Political Ponderings

Republicans win the House, Democrats hold on to the Senate

Toby Mohr

More stories from Toby Mohr

Political ponderings
November 15, 2022
Political+Ponderings

While the results of the Nov. 8 midterm elections are still being counted, the political makeup of the new Congress is starting to take shape. 

Democrats hold on to a majority in the Senate.

Democrats secured 50 seats in the Senate which, with Democratic Vice President Kamala Harris serving as a tie-breaking vote, maintains the party’s majority control of the chamber.

The Senate race in Georgia is heading to a run-off election between the top two candidates as neither Democrat Raphael Warnock or Republican Herschel Walker received 50% of the vote. Libertarian Chase Oliver, who received 2.1% of the vote, will not be on the ballot in the run-off election, according to the Associated Press.

A Warnock victory would strengthen the Democrats’ lead in the Senate without the need for Harris’s tie-breaking vote. If Walker wins the seat, the Senate would remain split 50/50 for another two years.

Republicans win control of the House of Representatives.

Republicans have won the 218 seats required to take a majority and flip control of the House of Representatives. Five races across the country have not yet been called by the Associated Press.

The Republican-led House will end the current Democratic trifecta after Democrats won the House, Senate and Presidency in 2020. 

Democrats gain two state governor seats.

Democratic candidates flipped three seats and Republicans flipped one in the 36 states that held elections for governor this year. 

Republican candidate Joe Lombardo defeated incumbent Democratic Gov. Steve Sisolak in Nevada.

Democrats Maura Healey, Wes Moore and Katie Hobbs defeated Republican incumbents in their states, gaining a net total of two governor seats. 

Democrats now hold 24 governor seats to Republicans’ 26. 

What’s left to be decided?

Four House seats remain yet to be called as votes are still being counted. Two districts in California, one district in Colorado and Alaska’s single district have not been called by the Associated Press.

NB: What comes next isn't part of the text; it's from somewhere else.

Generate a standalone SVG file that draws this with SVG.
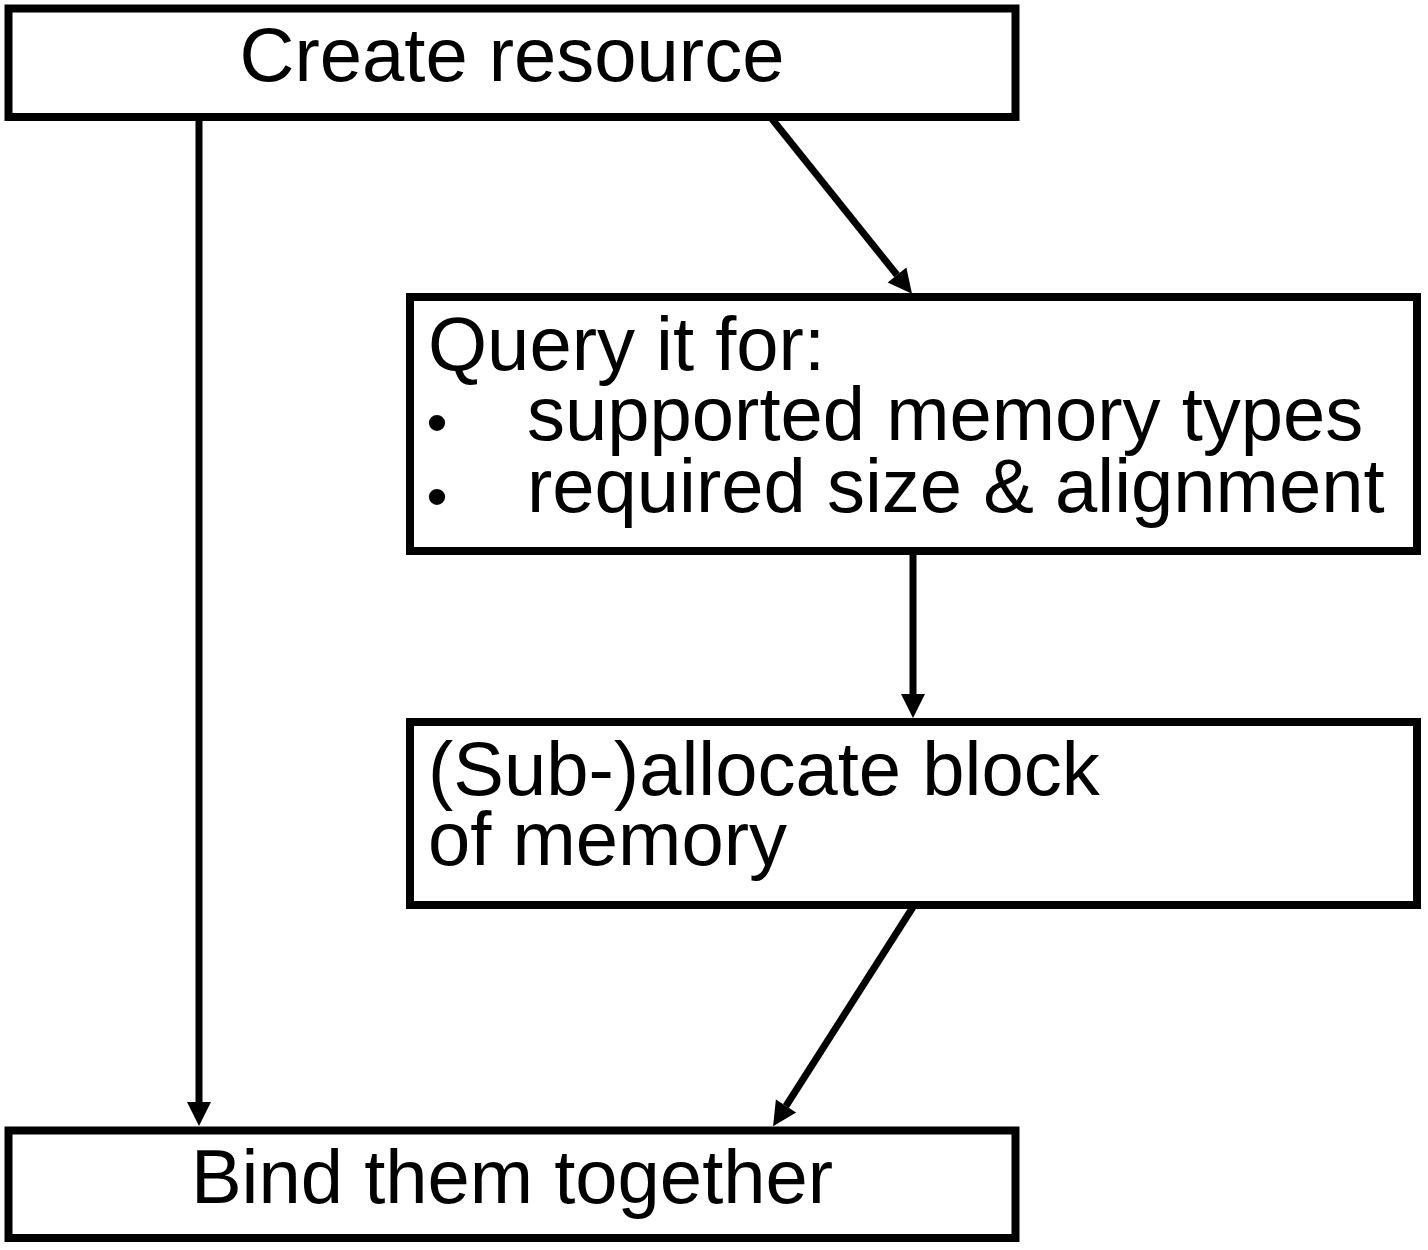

Republicans have the chance to expand their lead in the House to 223 seats.

The Alaska Senate race has not yet been called, but with the top two vote-getters both running as Republicans, the Senate race will result in a Republican victory regardless.

The only other Senate race to be called is the Georgia race heading to a run-off election on Dec. 6.

Alaska’s gubernatorial race also remains yet to be called by the Associated Press, but Republican candidate Mike Dunleavy is heavily favored at this time. 

Alaska uses ranked-choice voting where voters order their preferred candidates on the ballot rather than only picking one option. Ranked-choice races often take longer to count and call a winner.

The new Congress will convene for the first time on Jan. 3, 2023, and serve for the remaining two years of President Joe Biden’s first term. 

With Democrats controlling the Senate and Republicans controlling the House, Biden will likely face an uphill battle to pass his agenda in the divided Legislative Branch for the next two years.

The next national election in 2024 will include the nationwide presidential race, races for all 435 House seats, and 33 seats in the Senate.